■ WORK TO COMPLETE: Work out how many lines contain "this". Reply with the count alone.

■ TASK INPUTS:
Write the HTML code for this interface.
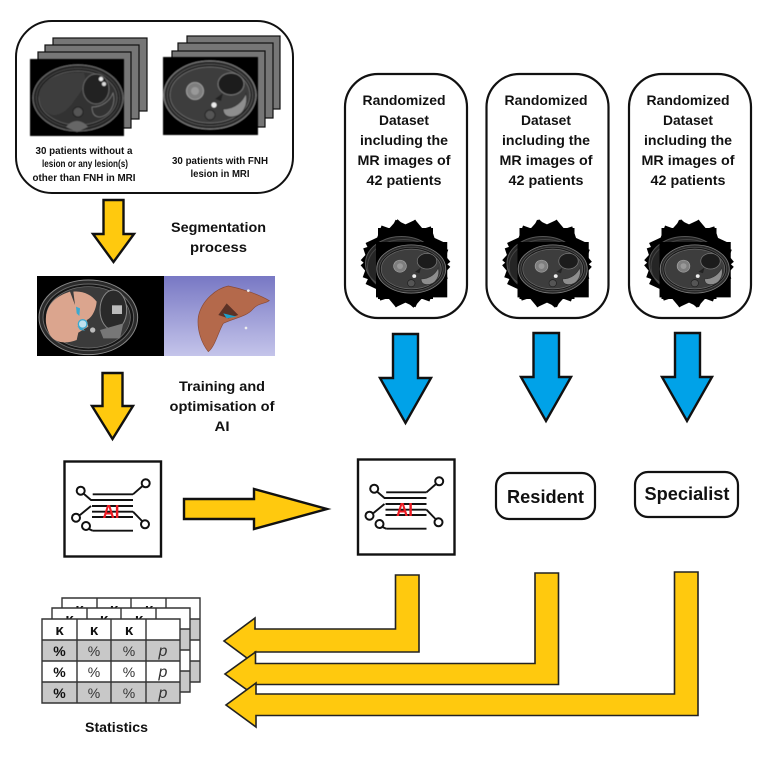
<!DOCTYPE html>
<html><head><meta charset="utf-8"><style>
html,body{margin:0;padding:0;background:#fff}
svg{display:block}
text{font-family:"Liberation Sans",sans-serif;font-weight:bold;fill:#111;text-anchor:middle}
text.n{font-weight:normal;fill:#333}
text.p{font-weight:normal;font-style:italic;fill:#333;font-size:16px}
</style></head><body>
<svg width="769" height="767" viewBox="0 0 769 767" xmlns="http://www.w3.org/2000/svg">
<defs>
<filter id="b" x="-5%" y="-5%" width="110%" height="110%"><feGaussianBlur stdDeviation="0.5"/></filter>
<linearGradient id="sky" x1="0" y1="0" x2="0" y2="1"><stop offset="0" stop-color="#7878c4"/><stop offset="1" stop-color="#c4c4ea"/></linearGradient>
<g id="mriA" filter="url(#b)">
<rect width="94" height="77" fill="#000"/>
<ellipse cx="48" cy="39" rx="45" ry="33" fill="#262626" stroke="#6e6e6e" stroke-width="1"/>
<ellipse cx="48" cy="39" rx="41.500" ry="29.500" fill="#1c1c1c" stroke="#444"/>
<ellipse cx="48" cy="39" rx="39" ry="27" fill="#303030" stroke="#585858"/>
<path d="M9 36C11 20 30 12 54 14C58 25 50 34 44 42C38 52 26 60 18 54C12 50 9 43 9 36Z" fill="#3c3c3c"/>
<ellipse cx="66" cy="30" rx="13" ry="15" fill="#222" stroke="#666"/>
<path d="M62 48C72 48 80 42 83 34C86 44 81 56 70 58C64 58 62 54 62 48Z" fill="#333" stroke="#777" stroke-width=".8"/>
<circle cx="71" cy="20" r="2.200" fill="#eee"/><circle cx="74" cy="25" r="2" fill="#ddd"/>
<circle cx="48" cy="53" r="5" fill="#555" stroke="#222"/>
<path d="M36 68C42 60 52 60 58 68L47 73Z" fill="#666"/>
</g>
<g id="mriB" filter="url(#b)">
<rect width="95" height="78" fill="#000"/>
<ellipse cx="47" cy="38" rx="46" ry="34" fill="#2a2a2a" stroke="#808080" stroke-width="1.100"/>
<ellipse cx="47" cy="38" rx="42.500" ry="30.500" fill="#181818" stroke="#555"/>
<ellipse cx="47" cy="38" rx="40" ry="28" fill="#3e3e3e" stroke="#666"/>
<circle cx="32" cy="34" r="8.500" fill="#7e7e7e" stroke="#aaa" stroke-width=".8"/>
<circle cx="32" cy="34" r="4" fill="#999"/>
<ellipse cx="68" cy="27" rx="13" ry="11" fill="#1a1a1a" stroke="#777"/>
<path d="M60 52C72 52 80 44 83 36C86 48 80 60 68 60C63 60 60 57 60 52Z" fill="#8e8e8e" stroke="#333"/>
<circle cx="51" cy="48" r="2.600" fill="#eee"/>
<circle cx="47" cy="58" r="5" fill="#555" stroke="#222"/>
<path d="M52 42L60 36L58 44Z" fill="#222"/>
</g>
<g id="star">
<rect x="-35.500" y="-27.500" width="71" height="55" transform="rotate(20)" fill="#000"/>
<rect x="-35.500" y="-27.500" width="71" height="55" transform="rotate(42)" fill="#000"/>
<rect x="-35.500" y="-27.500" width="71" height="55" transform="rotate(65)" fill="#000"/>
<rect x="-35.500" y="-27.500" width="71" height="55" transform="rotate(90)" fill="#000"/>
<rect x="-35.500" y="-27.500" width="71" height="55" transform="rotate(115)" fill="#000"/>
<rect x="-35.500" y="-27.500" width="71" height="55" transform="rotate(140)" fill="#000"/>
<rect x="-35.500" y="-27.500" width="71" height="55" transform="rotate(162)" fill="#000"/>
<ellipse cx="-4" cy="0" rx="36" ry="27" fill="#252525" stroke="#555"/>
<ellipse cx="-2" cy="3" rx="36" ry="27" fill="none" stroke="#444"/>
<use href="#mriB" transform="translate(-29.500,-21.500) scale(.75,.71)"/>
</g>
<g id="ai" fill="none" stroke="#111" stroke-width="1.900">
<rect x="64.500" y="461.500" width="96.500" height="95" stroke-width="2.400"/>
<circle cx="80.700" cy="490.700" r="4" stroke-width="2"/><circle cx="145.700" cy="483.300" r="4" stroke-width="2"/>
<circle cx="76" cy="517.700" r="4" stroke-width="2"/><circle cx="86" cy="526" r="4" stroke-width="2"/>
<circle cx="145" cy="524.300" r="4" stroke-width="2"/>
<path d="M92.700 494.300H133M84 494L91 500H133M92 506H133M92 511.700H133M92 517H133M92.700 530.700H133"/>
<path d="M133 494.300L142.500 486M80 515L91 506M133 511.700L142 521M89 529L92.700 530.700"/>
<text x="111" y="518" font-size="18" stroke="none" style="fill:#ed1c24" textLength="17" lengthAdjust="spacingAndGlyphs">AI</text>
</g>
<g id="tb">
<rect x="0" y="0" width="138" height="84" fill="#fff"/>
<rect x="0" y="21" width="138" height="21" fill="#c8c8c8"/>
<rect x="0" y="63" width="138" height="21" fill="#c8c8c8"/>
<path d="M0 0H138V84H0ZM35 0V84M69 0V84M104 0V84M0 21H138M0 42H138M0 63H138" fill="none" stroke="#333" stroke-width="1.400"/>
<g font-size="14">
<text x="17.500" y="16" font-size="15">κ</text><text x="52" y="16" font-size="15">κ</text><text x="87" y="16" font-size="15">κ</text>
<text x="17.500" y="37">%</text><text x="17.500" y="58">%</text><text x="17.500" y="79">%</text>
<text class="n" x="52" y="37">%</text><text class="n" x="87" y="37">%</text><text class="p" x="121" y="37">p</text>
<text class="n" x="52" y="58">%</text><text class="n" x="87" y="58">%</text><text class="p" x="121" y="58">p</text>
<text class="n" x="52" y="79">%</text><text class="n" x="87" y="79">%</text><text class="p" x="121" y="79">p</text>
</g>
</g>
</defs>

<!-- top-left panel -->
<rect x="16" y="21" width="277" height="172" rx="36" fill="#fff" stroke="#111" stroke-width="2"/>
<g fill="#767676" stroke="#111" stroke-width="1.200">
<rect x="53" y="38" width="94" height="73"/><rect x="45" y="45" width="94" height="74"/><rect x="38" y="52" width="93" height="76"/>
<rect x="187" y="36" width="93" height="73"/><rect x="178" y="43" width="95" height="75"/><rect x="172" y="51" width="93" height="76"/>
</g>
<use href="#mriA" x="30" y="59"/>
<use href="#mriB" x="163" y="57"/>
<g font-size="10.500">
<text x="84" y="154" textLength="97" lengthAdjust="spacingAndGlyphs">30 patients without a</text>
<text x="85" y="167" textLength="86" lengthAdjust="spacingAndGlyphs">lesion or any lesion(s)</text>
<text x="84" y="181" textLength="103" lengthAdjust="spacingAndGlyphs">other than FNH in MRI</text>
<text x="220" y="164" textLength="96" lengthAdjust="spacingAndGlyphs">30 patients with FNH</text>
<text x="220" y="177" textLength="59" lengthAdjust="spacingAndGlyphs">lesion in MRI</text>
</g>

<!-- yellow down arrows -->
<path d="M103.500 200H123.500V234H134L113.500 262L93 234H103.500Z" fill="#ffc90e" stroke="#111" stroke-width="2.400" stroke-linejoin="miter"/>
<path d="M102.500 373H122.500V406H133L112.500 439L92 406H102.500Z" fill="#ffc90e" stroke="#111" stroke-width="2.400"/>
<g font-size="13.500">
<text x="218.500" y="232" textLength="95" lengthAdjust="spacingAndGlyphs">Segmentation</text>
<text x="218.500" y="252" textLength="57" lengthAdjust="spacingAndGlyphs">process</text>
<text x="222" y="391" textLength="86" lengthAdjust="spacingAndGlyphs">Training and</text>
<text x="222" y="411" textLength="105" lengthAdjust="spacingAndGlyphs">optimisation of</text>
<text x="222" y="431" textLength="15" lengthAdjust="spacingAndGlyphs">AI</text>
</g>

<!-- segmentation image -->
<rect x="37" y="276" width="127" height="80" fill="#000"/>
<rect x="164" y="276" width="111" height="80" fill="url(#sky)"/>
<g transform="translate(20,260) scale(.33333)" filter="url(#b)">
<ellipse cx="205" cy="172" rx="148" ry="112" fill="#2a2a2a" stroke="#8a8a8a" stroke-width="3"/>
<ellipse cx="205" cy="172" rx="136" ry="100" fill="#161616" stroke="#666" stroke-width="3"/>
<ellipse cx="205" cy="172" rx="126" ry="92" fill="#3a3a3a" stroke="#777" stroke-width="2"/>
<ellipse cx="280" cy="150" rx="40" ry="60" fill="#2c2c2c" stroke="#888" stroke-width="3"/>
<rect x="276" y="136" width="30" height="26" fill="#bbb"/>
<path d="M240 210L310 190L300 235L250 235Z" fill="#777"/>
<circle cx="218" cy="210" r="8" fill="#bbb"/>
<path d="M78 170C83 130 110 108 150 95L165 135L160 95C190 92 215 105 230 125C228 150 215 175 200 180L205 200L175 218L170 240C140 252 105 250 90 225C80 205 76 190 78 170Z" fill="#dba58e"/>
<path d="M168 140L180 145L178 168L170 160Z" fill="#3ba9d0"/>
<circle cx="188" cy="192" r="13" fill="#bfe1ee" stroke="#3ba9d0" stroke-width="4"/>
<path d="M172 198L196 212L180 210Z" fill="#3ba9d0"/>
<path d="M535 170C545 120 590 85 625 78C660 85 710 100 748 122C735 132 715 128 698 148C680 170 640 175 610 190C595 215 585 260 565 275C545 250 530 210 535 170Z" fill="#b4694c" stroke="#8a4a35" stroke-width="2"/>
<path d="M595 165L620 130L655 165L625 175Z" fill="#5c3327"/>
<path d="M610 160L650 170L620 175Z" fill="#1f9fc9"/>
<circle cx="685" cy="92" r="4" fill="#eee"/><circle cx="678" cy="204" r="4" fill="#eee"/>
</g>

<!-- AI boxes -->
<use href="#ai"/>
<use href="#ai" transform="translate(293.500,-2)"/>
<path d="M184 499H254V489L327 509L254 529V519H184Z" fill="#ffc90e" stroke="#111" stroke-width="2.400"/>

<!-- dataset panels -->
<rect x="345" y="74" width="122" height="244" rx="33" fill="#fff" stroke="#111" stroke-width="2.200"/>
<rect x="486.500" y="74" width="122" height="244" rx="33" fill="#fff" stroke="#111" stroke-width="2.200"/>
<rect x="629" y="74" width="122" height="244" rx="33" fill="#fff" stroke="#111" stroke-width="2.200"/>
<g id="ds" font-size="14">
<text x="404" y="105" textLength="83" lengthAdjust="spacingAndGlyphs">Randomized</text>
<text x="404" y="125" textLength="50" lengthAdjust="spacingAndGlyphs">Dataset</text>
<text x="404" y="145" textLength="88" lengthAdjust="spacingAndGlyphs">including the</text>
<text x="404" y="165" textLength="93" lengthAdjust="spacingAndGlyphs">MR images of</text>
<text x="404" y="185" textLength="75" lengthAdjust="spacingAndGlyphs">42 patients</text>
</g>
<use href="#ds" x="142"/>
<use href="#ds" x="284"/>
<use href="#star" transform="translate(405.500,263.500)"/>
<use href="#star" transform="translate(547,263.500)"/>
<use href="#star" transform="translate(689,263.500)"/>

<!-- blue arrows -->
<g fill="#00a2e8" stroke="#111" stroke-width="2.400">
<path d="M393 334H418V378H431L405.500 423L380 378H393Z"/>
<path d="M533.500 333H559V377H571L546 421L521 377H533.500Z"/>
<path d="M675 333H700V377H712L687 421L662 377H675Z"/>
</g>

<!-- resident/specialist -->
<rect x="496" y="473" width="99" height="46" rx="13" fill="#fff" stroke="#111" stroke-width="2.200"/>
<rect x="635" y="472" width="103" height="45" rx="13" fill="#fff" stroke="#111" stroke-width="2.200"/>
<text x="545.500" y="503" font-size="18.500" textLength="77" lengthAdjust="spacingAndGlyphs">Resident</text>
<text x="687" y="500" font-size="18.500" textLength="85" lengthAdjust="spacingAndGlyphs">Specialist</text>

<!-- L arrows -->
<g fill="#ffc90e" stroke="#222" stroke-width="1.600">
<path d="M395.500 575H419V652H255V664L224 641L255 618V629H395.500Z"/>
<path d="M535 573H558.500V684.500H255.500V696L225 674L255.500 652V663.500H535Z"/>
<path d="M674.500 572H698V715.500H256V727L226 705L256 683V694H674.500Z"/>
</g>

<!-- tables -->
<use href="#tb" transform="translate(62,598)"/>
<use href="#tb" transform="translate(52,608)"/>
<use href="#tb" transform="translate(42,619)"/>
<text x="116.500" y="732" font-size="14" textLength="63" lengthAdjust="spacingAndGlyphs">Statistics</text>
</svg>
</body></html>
---
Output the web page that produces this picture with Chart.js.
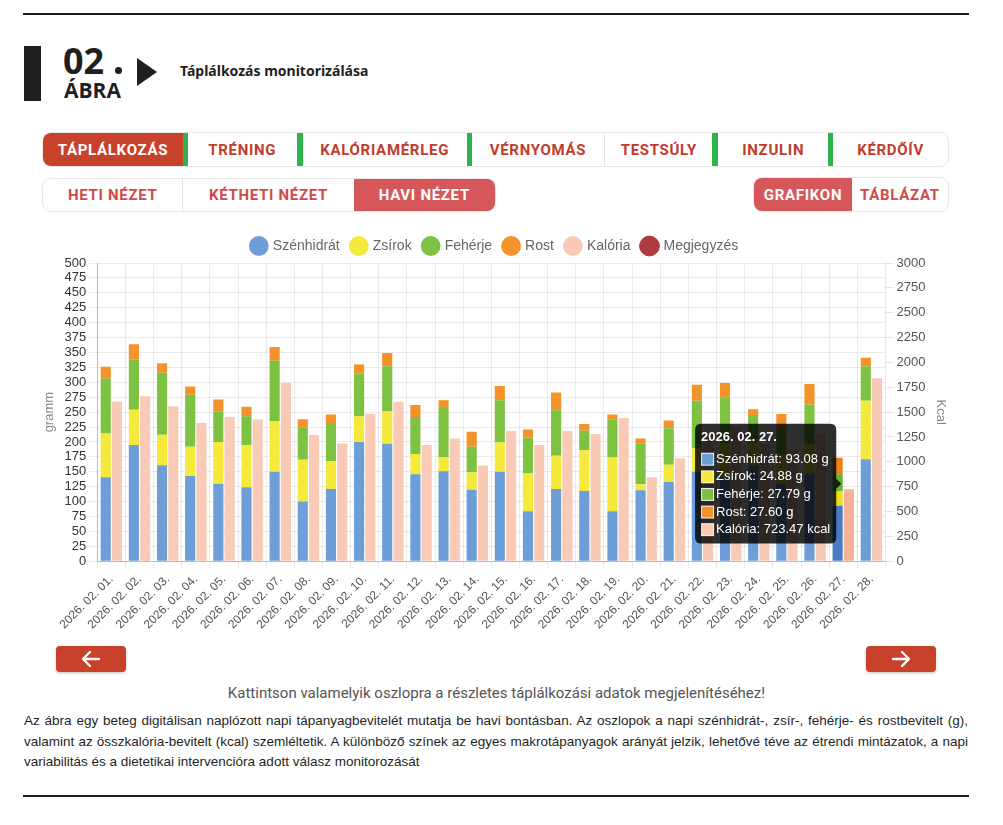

■ FINAL ANSWER: 2